Prison labor, which arose from the ashes of convict leasing, is widely considered exploitative and has been compared to slavery. Inmates are paid an average of 86 cents per hour, according to a study conducted by the Prison Policy Initiative.

During the Great Depression, Congress passed two laws, the Hawes-Cooper Act and the Ashurst-Sumners Act, to prevent prison-made goods from entering interstate commerce and to dampen the labor market within prisons. In 1979, Congress passed the Justice Systems Improvement Act—often known as Percy Amendment for Senator Charles Percy, the Republican from Illinois who championed it after a riot at the Pontiac Correctional Center left three guards dead—to open the commerce flow to inmate-manufactured items. Percy envisioned work as the solution to prison violence and recidivism. Out of that, the Prison Industry Enhancement program—the public-private partnership allowing companies to hire prisoners—was born. Before that, hiring prisoners was allowed by Executive Order alone.

Contracting for prison labor wasn't supposed to be as exploitative as it's become. The Percy Amendment requires that inmates be paid the prevailing wage, with no more than 80 percent being deducted for room, board and victims' funds. Local labor unions had to give their blessing to any prison industry.

The fact that inmate laborers make pennies per hour is the result of state deductions from their wages. The infrastructure to pay people fairly already exists. It just needs to be tweaked and enforced.

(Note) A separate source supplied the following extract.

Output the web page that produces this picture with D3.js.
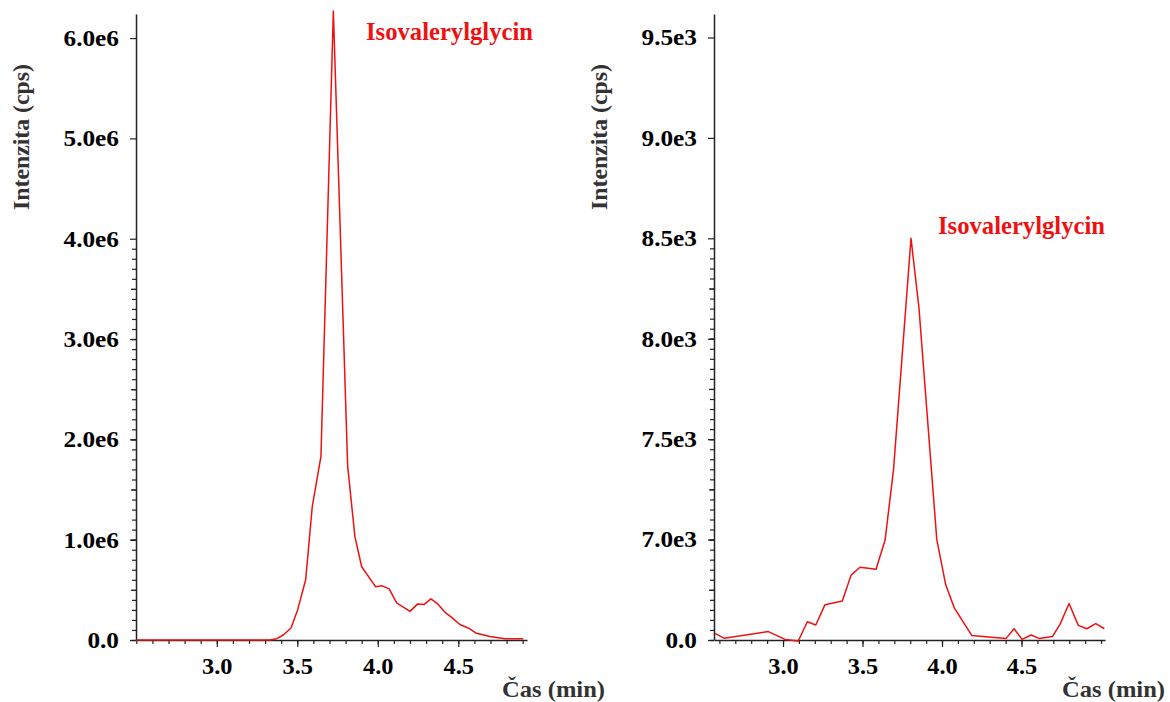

Marion Correctional Institution
Guard towers look over the prison courtyard at Marion Correctional Institution on April 27, 2020. MEGAN JELINGER / AFP/Getty

We have to decide what we want out of prison labor. Private companies that contract for prison workers make $500 billion each year. But only 63,000 inmate workers—about 7 percent—are employed by private companies in so-called prison industries. The remaining 93 percent work in-house, meaning they're involved in some maintenance of prison or daily life: custodial, food service, laundry. The facilities can't operate without them.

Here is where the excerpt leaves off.